How I got persuaded to do a series of presentations in Nevada in July I really don't know, nor why anyone would want to round up delegates for such an event in high summer, is anybody's guess, we're talking 110Β° F/ 43Β°C in the daytime. However, on balance, there are good reasons to be happy it took place.
At least the choice of hotels is excellent in Las Vegas (I don't ever stay with the delegates- though it's essential to socialise with them sometimes). Some hotel chains have establishments there which have a choice of pool/spa areas, various options on fitness facilities, the works. These would not usually be part of their global brand. So, when my clients go off to party, fill their bellies and blow their hard earned money at the tables, your truly goes back to his own room for quiet time, some physical exercise and who knows, maybe some fun company.
Well, the incident I intended to relate to you is indivisible from the extraordinary heat and anyone who has stepped outside the air-conditioned paradise of a major hotel into a scorching hot dessert environment will put this into context really easily.
Now, I was born prematurely and the story goes that my mother, having been informed that I was too weak to survive, decided to take me home put me by the fire and feed me every 20 minutes. My older sisters complained that through that summer the house was like a furnace. This might explain why, though I come from a temperate, some would say a cold city, I am rarely bothered by the heat. That said, when I'm trying to rest or to sleep, if I'm paying for the luxury of air-con then I expect it to be provided.
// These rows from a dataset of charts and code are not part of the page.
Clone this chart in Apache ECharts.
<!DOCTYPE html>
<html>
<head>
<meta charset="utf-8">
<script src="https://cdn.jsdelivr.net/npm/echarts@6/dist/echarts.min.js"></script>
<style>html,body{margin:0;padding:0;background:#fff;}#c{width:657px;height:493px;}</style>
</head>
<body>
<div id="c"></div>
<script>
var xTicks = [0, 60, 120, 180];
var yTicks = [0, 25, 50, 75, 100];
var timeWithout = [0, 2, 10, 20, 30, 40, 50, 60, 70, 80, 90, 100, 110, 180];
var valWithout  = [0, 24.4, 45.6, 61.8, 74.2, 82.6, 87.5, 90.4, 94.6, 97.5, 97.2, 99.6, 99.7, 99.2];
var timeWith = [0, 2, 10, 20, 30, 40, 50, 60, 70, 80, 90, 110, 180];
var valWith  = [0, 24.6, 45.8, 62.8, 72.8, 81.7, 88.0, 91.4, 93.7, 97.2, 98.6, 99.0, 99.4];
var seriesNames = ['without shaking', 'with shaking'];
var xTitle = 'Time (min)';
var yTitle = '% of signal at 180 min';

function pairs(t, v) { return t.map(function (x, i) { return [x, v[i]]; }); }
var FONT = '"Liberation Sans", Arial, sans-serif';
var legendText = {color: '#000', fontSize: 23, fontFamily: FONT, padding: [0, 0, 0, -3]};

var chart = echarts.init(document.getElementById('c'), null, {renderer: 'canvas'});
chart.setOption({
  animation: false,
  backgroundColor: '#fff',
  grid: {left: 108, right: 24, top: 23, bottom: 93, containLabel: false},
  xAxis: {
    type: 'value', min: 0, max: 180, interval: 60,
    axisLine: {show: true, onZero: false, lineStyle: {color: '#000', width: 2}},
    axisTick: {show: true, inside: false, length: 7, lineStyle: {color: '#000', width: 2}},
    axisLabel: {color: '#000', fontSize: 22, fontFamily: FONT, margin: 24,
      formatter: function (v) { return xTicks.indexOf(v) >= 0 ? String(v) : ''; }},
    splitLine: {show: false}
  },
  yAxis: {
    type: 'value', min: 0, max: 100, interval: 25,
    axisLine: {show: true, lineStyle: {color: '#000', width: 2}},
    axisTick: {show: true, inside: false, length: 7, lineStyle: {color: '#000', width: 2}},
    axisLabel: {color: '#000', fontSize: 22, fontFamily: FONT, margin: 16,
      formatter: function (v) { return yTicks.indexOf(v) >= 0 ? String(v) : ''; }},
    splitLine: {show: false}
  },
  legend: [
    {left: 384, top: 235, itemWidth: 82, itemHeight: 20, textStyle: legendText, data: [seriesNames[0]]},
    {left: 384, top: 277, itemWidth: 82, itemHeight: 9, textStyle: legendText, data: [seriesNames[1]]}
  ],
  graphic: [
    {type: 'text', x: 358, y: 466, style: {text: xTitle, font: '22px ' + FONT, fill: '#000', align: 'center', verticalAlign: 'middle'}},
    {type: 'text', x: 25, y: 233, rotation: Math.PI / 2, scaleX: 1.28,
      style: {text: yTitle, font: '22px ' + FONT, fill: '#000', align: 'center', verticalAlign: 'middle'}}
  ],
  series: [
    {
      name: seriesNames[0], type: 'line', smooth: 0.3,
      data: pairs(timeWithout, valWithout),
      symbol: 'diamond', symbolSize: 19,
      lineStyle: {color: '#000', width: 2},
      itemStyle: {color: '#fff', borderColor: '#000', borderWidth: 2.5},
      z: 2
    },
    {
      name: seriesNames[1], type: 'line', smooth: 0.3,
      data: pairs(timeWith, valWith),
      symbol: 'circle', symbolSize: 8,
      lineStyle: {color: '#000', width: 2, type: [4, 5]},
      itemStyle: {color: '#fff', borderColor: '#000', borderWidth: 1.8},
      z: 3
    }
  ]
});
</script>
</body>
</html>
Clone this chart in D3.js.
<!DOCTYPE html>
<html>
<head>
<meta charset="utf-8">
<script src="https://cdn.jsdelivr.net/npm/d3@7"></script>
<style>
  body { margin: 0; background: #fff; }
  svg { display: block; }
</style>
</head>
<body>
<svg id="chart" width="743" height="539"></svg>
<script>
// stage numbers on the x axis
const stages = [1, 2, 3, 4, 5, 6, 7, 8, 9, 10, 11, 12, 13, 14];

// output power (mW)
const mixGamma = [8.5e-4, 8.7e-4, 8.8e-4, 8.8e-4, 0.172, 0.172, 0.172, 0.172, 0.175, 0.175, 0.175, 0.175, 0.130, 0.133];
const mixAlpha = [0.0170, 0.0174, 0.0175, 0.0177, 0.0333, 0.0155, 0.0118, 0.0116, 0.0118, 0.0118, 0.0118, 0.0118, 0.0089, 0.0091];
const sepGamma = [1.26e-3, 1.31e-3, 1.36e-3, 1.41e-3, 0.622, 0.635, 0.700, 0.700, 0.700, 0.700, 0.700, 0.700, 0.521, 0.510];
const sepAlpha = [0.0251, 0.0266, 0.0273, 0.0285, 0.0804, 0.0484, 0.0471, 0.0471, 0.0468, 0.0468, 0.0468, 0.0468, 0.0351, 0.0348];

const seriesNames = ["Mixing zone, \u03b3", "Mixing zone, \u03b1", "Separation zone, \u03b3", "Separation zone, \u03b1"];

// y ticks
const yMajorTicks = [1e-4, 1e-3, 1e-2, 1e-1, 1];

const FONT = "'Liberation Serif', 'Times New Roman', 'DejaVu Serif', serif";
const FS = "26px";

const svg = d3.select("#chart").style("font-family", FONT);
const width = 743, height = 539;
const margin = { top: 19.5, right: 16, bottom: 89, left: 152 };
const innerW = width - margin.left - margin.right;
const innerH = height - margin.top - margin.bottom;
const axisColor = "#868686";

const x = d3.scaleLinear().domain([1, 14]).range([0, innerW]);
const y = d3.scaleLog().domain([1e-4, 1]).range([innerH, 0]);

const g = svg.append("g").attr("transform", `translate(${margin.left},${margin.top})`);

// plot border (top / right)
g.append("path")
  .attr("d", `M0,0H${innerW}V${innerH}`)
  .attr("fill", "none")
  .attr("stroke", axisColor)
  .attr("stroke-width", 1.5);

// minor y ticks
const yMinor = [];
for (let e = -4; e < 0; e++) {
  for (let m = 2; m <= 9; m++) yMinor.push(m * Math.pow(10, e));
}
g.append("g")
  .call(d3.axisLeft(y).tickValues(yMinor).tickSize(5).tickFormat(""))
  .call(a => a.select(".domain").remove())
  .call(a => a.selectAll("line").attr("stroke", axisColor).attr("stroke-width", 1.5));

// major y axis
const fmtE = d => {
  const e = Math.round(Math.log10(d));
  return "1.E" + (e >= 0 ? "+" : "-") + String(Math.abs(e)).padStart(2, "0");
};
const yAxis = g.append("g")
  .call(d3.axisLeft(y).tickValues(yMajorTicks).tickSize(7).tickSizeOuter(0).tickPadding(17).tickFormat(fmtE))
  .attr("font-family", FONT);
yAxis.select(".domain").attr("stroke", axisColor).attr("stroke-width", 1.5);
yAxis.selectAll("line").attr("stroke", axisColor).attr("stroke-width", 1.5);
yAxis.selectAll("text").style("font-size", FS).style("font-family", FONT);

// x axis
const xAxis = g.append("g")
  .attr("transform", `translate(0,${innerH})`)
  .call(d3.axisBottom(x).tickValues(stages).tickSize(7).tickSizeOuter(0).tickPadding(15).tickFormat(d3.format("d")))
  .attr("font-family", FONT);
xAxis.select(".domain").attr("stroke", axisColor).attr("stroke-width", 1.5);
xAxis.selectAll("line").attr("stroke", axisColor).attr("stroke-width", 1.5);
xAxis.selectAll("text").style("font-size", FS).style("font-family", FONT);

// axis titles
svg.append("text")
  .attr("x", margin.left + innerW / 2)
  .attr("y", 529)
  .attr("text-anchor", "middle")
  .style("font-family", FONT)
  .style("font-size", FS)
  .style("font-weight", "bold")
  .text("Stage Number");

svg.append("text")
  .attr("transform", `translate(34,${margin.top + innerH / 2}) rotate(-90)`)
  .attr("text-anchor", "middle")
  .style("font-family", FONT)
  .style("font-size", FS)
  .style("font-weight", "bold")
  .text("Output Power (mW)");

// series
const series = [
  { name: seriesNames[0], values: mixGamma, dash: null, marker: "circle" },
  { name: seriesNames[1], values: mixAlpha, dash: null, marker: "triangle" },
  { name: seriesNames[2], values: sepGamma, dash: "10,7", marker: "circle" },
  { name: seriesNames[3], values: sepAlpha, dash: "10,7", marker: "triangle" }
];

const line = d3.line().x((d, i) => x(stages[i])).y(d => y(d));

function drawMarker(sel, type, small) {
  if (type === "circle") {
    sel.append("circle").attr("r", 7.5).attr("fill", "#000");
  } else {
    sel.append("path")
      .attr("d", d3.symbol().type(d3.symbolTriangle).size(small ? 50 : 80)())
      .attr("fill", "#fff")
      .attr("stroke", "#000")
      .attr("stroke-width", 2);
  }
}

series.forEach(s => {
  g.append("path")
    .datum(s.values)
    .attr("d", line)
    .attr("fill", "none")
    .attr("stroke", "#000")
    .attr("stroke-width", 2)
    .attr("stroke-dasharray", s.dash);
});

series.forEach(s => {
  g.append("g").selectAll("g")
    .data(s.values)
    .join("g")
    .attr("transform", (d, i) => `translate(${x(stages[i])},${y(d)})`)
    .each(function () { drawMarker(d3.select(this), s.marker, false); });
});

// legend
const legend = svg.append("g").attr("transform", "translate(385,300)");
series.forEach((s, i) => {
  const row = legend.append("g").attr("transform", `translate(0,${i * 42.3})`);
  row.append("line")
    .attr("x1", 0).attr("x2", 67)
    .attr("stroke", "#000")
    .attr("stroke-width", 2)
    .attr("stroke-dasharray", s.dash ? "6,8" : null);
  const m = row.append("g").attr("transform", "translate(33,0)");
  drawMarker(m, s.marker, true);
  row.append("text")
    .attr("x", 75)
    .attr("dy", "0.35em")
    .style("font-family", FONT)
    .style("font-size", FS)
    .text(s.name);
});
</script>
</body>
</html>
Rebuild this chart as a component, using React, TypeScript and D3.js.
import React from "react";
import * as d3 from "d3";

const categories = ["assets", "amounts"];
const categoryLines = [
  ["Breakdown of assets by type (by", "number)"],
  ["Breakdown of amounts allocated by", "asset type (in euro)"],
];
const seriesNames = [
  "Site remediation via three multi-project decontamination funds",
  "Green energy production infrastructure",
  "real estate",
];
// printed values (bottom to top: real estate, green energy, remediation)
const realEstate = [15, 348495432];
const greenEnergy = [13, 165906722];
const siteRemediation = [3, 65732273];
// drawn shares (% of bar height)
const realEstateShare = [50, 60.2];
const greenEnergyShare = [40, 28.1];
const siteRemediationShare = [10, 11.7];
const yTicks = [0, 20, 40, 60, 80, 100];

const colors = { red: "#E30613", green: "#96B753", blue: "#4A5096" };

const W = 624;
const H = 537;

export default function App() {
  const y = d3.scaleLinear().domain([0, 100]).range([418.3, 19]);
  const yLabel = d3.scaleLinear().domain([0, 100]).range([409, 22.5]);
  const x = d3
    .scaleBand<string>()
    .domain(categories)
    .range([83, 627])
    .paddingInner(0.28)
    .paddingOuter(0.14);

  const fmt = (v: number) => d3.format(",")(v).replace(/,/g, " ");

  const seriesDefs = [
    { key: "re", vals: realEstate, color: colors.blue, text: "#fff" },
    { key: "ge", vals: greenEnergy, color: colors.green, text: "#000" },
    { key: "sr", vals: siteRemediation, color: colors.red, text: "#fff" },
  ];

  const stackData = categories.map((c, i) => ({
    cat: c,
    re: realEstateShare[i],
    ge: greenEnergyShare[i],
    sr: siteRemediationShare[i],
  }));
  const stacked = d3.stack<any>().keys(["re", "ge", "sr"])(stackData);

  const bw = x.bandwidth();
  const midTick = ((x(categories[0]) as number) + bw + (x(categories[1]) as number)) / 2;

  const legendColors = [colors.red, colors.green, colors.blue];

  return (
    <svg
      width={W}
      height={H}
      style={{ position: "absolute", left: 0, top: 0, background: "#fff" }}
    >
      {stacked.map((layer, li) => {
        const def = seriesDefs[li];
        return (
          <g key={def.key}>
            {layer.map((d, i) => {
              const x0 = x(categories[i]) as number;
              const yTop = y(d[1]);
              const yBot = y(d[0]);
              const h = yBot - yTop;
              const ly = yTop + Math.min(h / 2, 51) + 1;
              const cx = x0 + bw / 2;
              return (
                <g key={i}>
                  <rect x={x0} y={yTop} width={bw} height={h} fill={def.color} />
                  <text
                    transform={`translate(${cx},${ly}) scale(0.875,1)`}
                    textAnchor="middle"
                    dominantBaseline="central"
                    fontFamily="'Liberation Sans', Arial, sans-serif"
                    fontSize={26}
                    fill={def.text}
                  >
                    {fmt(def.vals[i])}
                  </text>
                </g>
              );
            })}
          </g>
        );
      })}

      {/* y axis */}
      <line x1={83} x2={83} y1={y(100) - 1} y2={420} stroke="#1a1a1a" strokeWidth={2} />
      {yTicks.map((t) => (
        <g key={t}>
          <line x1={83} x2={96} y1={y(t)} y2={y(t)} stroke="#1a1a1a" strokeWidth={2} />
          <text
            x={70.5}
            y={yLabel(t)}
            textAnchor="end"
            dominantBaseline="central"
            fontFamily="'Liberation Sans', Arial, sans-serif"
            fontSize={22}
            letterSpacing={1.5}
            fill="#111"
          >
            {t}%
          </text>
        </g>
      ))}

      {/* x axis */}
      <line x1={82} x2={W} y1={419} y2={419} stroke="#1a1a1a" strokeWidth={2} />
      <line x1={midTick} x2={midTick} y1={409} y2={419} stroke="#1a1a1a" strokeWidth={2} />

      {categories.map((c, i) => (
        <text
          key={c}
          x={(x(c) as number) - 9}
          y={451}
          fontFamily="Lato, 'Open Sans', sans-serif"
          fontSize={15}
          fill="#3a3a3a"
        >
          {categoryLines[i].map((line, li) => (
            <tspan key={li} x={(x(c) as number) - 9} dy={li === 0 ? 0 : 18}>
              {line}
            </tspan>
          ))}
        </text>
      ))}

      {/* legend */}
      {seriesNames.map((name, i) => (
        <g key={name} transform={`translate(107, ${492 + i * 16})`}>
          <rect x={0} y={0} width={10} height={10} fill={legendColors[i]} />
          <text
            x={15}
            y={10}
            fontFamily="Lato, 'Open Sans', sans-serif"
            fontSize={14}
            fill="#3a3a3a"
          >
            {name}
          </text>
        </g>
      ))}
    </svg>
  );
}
My hotel, typical as ever of big chains in it's uniformity, perhaps a little larger owing to the entertainment levels, palatial dining areas, open 24 hours to serve the inevitable casino and acres of slots. It manages space for guests who need accommodation in an efficiently familiar manner. A modest 18 storeys of accommodation: 16 levels of generously proportioned double rooms, anonymous, identical; one level of suites comprising two doubles with an interconnecting lounge and the penthouse level which the merely mortal among us would never, normally, get to see. Another facility that one would rarely find in hotels of this particular world-wide chain, a rooftop helipad. I was unaware of the mass of steel, glass and concrete surrounding me as I ploughed up and down the pool or as I stretched and challenged my muscles alone in the weights room. A single customer. Pretty meaningless in the machinery of global hotel business. A statistic.
Until, that is,I returned to my room to find the reassuring, almost imperceptible purr of the air-con, replaced by a suddenly obvious silence and a temperature in the room already uncomfortably high for sleep.
My singlet and shorts darkened with perspiration, my muscles glistening in the crystalline clarity of LED down-lighters, I stomped down the corridor to get the stairs down to reception, only 3 floors below. Once I'd taken to the stairs and the fire door had closed behind me, I noticed my error, I was in the service stairwell, not the guest stairs. No carpet, bare walls, echoing of lofty, empty space as my trainers met the treads. Not knowing where this would lead, I turned back. Tried my room key in the swipe and no response. I had no alternative but to follow the stairway down and hopefully out through an emergency exit.
There was a sudden rush of hot air from below, the sound of a door closing in the distance. I trotted down the 6 flights to a concrete lobby with service panels all down one wall, one of which was open, showing it's guts of wires and LED indicators and where lay an open tool case and a discarded polo shirt. No business of mine. 'Let's be on my way!' I thought. When it occurred to me that the engineer at work just might be in the process of getting my air-con back online. I decided to go round to reception anyway to ask and approached the emergency exit, large door, clearly marked, on the opposing wall.
As I pushed the bar, releasing the catch and allowing the door to open a crack, I allowed a second rush of heat into the service lobby, I hissed in surprise and heard another sharp intake of breath from the missing service engineer marooned on the other side of the door, who as if drowning, snatched at the edge of the door with strong fingers and pulled.
At this, in complete surprise and in comedy fashion, I was yanked forward and off balance. Flushed, covered in sweat and half naked from the gym, jolted so my face, in the hairy navel with the air-con guy. You couldn't have written this because no-one would have believed the chain of coincidences. Could have been so much worse!